The Use of Technology to Teach Reading Skills to Individuals with Autism Spectrum Disorder: Systematic Quality Review, Meta-Analysis, and Single-Case Research Evaluation
2020-02-17T14:25:21Z (GMT) by
Although technology has been commonly used to teach reading skills to students with autism spectrum disorder (ASD), the overall quality and evidence base of research supporting this practice has not yet been fully investigated. The purpose of this dissertation was to examine the effects of technology-based reading interventions for students with ASD through a systematic quality review, meta-analysis, and single-case experimental study.

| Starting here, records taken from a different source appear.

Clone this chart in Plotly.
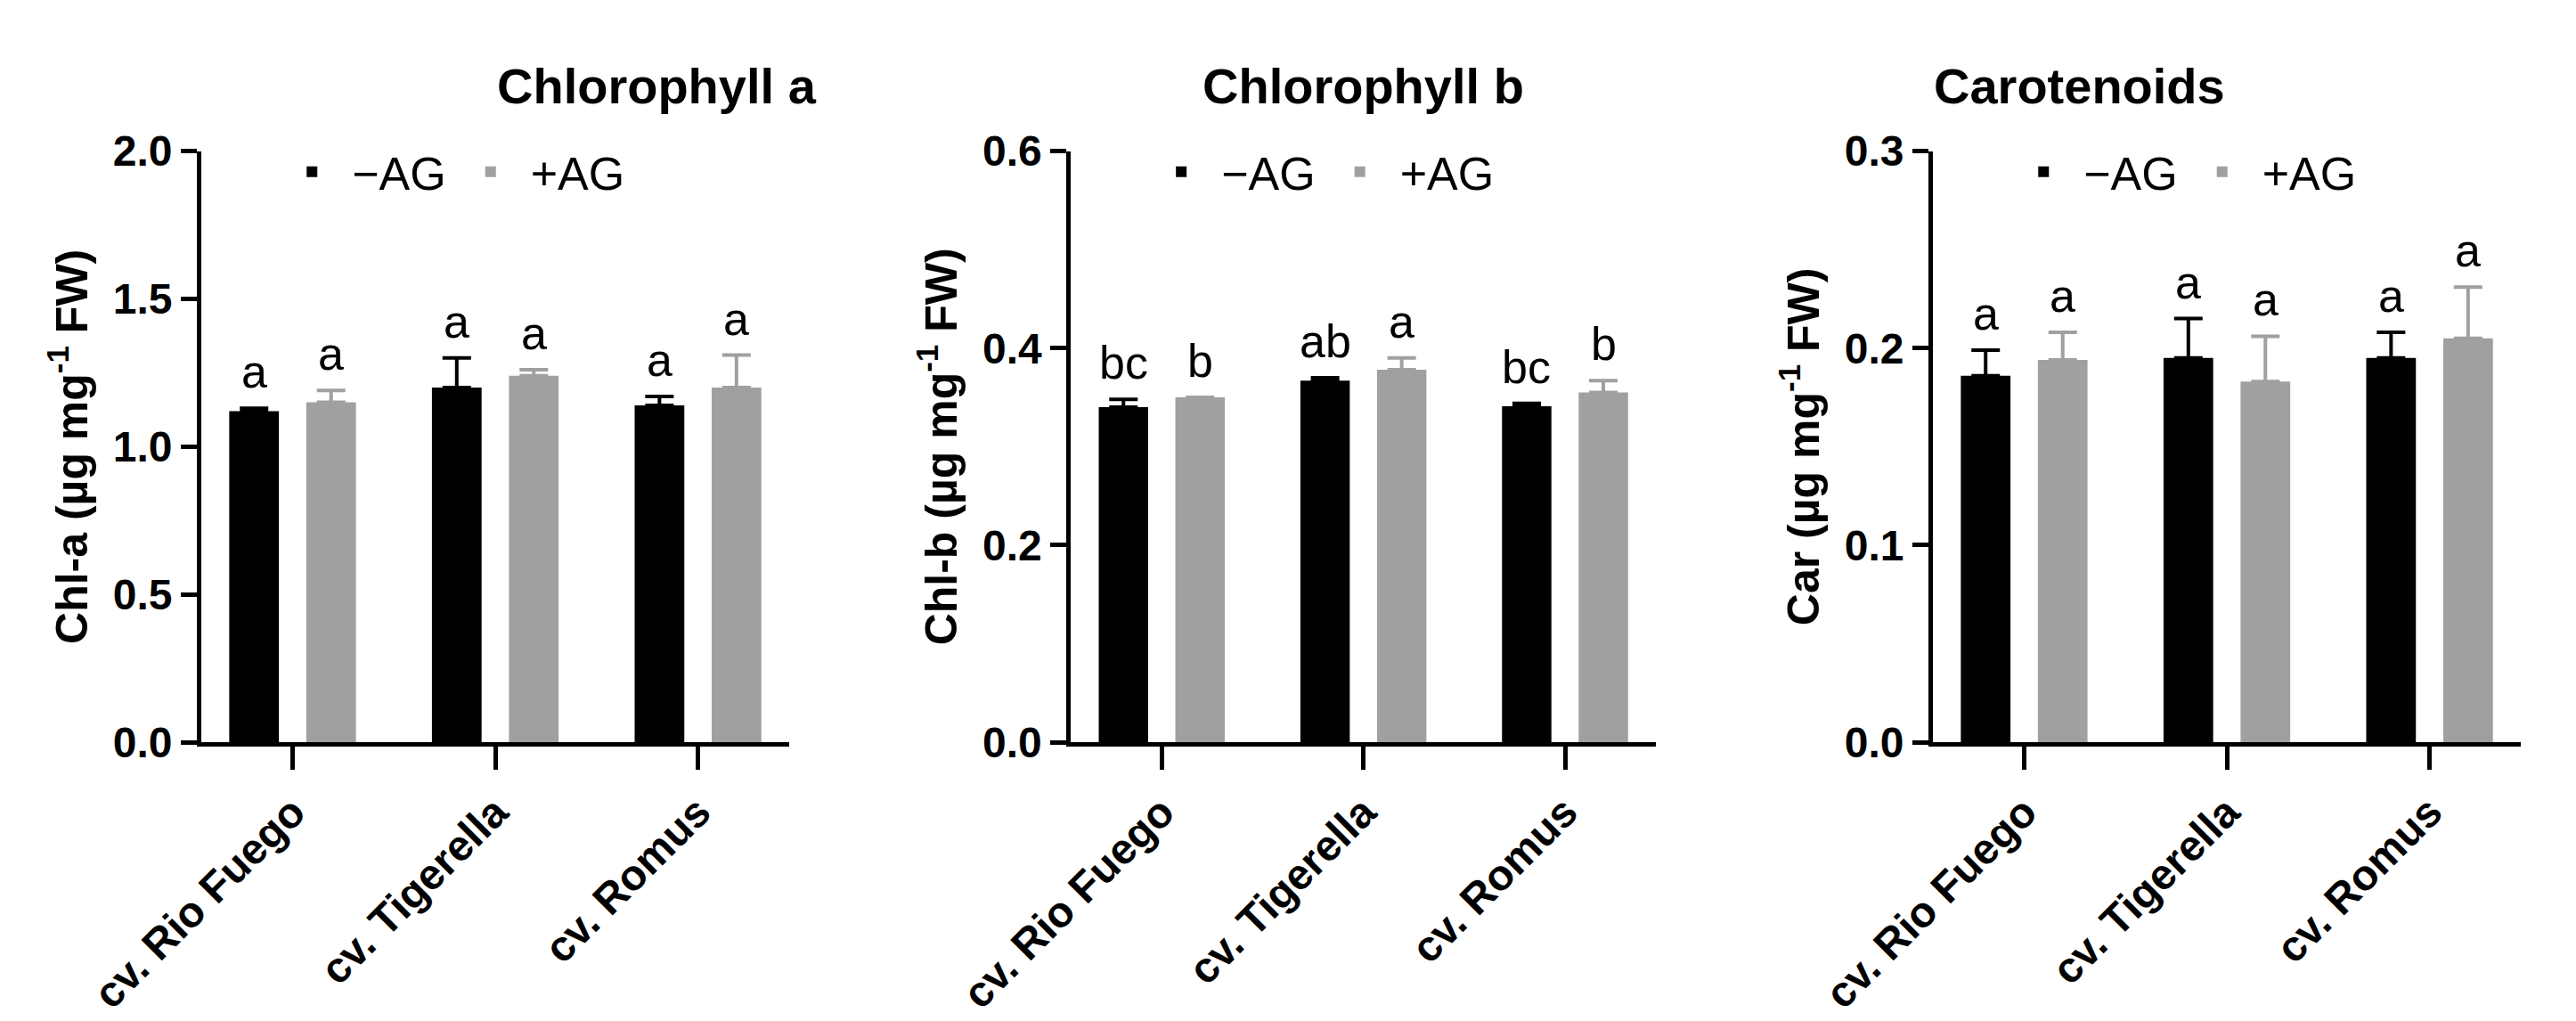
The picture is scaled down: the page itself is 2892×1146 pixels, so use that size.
import plotly.graph_objects as go

cultivars = ["cv. Rio Fuego", "cv. Tigerella", "cv. Romus"]
titles = ["Chlorophyll a", "Chlorophyll b", "Carotenoids"]
ytitles = ["Chl-a (µg mg<sup>-1</sup> FW)", "Chl-b (µg mg<sup>-1</sup> FW)", "Car (µg mg<sup>-1</sup> FW)"]
minus_vals = [[1.12, 1.20, 1.14], [0.340, 0.367, 0.341], [0.186, 0.195, 0.195]]
minus_err = [[0.01, 0.10, 0.03], [0.008, 0.003, 0.003], [0.013, 0.020, 0.013]]
plus_vals = [[1.15, 1.24, 1.20], [0.350, 0.378, 0.355], [0.194, 0.183, 0.205]]
plus_err = [[0.04, 0.02, 0.11], [0.0, 0.012, 0.012], [0.014, 0.023, 0.026]]
minus_letters = [["a", "a", "a"], ["bc", "ab", "bc"], ["a", "a", "a"]]
plus_letters = [["a", "a", "a"], ["b", "a", "b"], ["a", "a", "a"]]
yranges = [2.0, 0.6, 0.3]
ydticks = [0.5, 0.2, 0.1]

xdoms = [(0.0754, 0.3036), (0.413, 0.640), (0.7476, 0.9758)]
ydom = (0.28, 0.859)
FONT = "Liberation Sans, Arial, sans-serif"

fig = go.Figure()
pos = [0, 1, 2]
for i in range(3):
    sfx = "" if i == 0 else str(i + 1)
    leg = "legend" if i == 0 else f"legend{i+1}"
    for vals, errs, color, name, off, letters in [
        (minus_vals[i], minus_err[i], "#000000", "−AG", -0.19, minus_letters[i]),
        (plus_vals[i], plus_err[i], "#a0a0a2", "+AG", 0.19, plus_letters[i]),
    ]:
        xs = [p + off for p in pos]
        fig.add_trace(go.Bar(
            x=xs, y=vals, width=0.245, marker=dict(color=color, line_width=0),
            error_y=dict(type="data", array=errs, arrayminus=[0] * 3, symmetric=False,
                         color=color, thickness=4, width=16),
            name=name, xaxis="x" + sfx, yaxis="y" + sfx, legend=leg,
        ))
        for x, v, e, t in zip(xs, vals, errs, letters):
            fig.add_annotation(x=x, y=v + e, text=t, showarrow=False, yanchor="bottom",
                               yshift=10, xref="x" + sfx, yref="y" + sfx,
                               font=dict(size=52, color="black", family=FONT))
    fig.add_annotation(x=sum(xdoms[i]) / 2, y=0.952, xref="paper", yref="paper",
                       text=f"<b>{titles[i]}</b>", showarrow=False,
                       font=dict(size=56, color="black", family=FONT))
    fig.update_layout(**{
        "xaxis" + sfx: dict(domain=xdoms[i], range=[-0.45, 2.45], tickvals=pos,
                            ticktext=[f"<b>{c}</b>" for c in cultivars], tickangle=-45,
                            showline=True, linecolor="black", linewidth=5, ticks="outside",
                            ticklen=26, tickwidth=5, tickcolor="black", showgrid=False,
                            zeroline=False, anchor="y" + sfx, automargin=False,
                            tickfont=dict(size=48, family=FONT, color="black")),
        "yaxis" + sfx: dict(domain=ydom, range=[0, yranges[i]], dtick=ydticks[i],
                            tickformat=".1f", showline=True, linecolor="black",
                            linewidth=5, ticks="outside", ticklen=18, tickwidth=5,
                            tickcolor="black", showgrid=False, zeroline=False,
                            anchor="x" + sfx, tickprefix="<b>", ticksuffix="</b>",
                            automargin=False,
                            title=dict(text=f"<b>{ytitles[i]}</b>", standoff=14,
                                       font=dict(size=50, family=FONT, color="black")),
                            tickfont=dict(size=48, family=FONT, color="black")),
        leg: dict(x=xdoms[i][0] + 0.12 * (xdoms[i][1] - xdoms[i][0]), y=ydom[1] + 0.015,
                  xanchor="left", yanchor="top", orientation="h",
                  font=dict(size=52, family=FONT, color="black"),
                  bgcolor="rgba(0,0,0,0)", itemwidth=80),
    })

fig.update_layout(width=2892, height=1146, margin=dict(l=0, r=0, t=0, b=0),
                  plot_bgcolor="white", paper_bgcolor="white", barmode="overlay",
                  font=dict(family=FONT, color="black"))
fig.write_html("out.html")
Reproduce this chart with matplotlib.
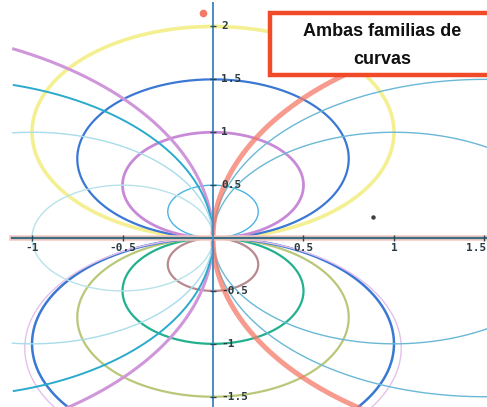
import numpy as np
import matplotlib
matplotlib.use("Agg")
import matplotlib.pyplot as plt
from matplotlib.patches import Rectangle

# circles centred on the y axis, through the origin: x^2 + (y-c)^2 = c^2
v_centres = [1.0, 0.75, 0.5, 0.25, -0.25, -0.5, -0.75, -1.0, -1.04]
v_colors = ["#f4f092", "#3a78d4", "#c88ad6", "#4ab4e4", "#b88a90",
            "#22b08e", "#b8c878", "#3a78d4", "#e4c0ea"]
v_widths = [2.6, 1.6, 2.0, 1.0, 1.6, 1.6, 1.6, 1.8, 1.0]

# circles centred on the x axis, through the origin: (x-c)^2 + y^2 = c^2
h_centres = [-2.0, -1.5, -1.0, -0.5, 1.0, 1.5, 2.0]
h_colors = ["#d096da", "#2aaacc", "#a8dceb", "#b8e2ea", "#6ab8d6",
            "#6ab8d6", "#f47a68"]
h_widths = [2.2, 1.4, 1.0, 1.0, 1.0, 1.0, 3.6]

x_ticks = [-1, -0.5, 0.5, 1, 1.5]
x_tick_labels = ["-1", "-0.5", "0.5", "1", "1.5"]
y_ticks = [2, 1.5, 1, 0.5, -0.5, -1, -1.5]
y_tick_labels = ["2", "1.5", "1", "0.5", "-0.5", "-1", "-1.5"]

title_lines = ["Ambas familias de", "curvas"]

fig = plt.figure(figsize=(4.87, 4.07), dpi=100)
ax = fig.add_axes([0, 0, 1, 1])
ax.set_xlim(-1.177, 1.514)
ax.set_ylim(-1.597, 2.25)
ax.axis("off")

t = np.linspace(0, 2 * np.pi, 800)
for c, col, lw in zip(v_centres, v_colors, v_widths):
    ax.plot(c * np.sin(t), c + c * np.cos(t), color=col, lw=lw, zorder=2)
for c, col, lw in zip(h_centres, h_colors, h_widths):
    alpha = 0.75 if c == 2.0 else 1.0
    xs = c + c * np.cos(t)
    ys = c * np.sin(t)
    # the original graph only traces these from x = -1.11 onwards
    xs = np.where(xs < -1.11, np.nan, xs)
    ax.plot(xs, ys, color=col, lw=lw, alpha=alpha, zorder=2)

# axes: x axis with a pink halo, y axis in blue
ax.plot([-1.11, 1.52], [0, 0], color="#f6c8c0", lw=4, zorder=3)
ax.plot([-1.11, 1.52], [0, 0], color="#3a7082", lw=1.6, zorder=4)
ax.plot([0, 0], [-1.6, 2.22], color="#4a8cc4", lw=1.4, zorder=4)

ax.plot(x_ticks, [0] * len(x_ticks), ls="none", marker="|", ms=5,
        color="#2a4a58", mew=1, zorder=5)
ax.plot([0] * len(y_ticks), y_ticks, ls="none", marker="_", ms=5,
        color="#2a4a58", mew=1, zorder=5)

for xv, lab in zip(x_ticks, x_tick_labels):
    ha = "right" if xv == x_ticks[-1] else "center"
    xpos = 1.512 if xv == x_ticks[-1] else xv
    ax.text(xpos, -0.05, lab, ha=ha, va="top", fontsize=8,
            fontweight="bold", family="DejaVu Sans Mono", color="#2a3a40",
            zorder=6)
for yv, lab in zip(y_ticks, y_tick_labels):
    ax.text(0.045, yv, lab, ha="left", va="center", fontsize=8,
            fontweight="bold", family="DejaVu Sans Mono", color="#2a3a40",
            zorder=6)

# loose points from the original construction
ax.plot([-0.055], [2.127], "o", color="#f47a68", ms=4.5, zorder=6)
ax.plot([0.884], [0.198], "o", color="#404040", ms=2.2, zorder=6)

# title box
fig.patches.append(Rectangle((270 / 487, 1 - 75 / 407), 0.6, 62 / 407,
                             transform=fig.transFigure, facecolor="white",
                             edgecolor="#f04a28", lw=3.2, zorder=10))
for i, line in enumerate(title_lines):
    fig.text(382 / 487, 1 - (32 + 28 * i) / 407, line, ha="center",
             va="center", fontsize=13, fontweight="bold",
             fontstretch="condensed",
             family=["Liberation Sans Narrow", "Liberation Sans", "DejaVu Sans"],
             color="#101010", zorder=11)

fig.savefig("out.png", dpi=100)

In Study 1, articles that incorporated technology into reading interventions for students with ASD were systematically aggregated (N = 31), and the methodological rigor of both group design (n = 4) and single-case design studies (n = 27) were evaluated based on the What Works Clearinghouse (WWC) quality indicators. A total of 16 studies (52%) met the WWC standards without or with reservations. Study characteristics related to participant, setting, interventionist, technology usage, intervention components, and targeted outcomes were coded and synthesized for these 16 studies with high-quality research evidence. Results indicated that two types of technology (i.e., computer, tablet) were used for developing materials, supporting interventionist-directed reading instruction, and delivering reading instruction without interventionist-directed reading instruction.
The purpose of Study 2 was to quantify the magnitude of effect of technology-based reading interventions for students with ASD and determine if participant and intervention characteristics moderate intervention effects. A total of 13 single-case studies that met the WWC quality indicators were included in the meta-analysis, and these studies yielded 50 separate effect sizes with 13 participants. The Tau-U effect size without baseline control was calculated to quantify the effects of technology-based reading interventions, and statistically significant tests were conducted to analyze categorical variables. Results of this meta-analysis found a medium overall effect of .89 (95% CI [.83, .96]) for technology-based reading interventions and variables associated with the use of time delay moderated reading outcomes.
In Study 3, the effects of adapted science eBooks within shared reading on reading comprehension and task engagement of high school students with ASD were investigated using a single-case multiple-probe design. For the reading materials, one grade-level science textbook was selected based on its alignment with secondary science standards and participants' interests and daily living activities. The selected textbook was converted to an eBook format that included various auditory and visual features (e.g., text-to-speech, highlighted keywords, summarized sentences, pictures) and was presented on an iPad screen. The shared reading intervention included before, during, and after reading strategies (i.e., pre-teaching a key vocabulary word, reading and sharing information, retelling). The results of this study indicated that all three participants demonstrated noticeable improvements in reading comprehension. Despite the longer duration of intervention sessions, participants exhibited similar or better task engagement with intervention as compared to baseline sessions.
Taken together, these findings provide additional support for the efficacy of technology to teach reading skills to students with ASD. Major findings, implications, limitations, and directions for future research are discussed.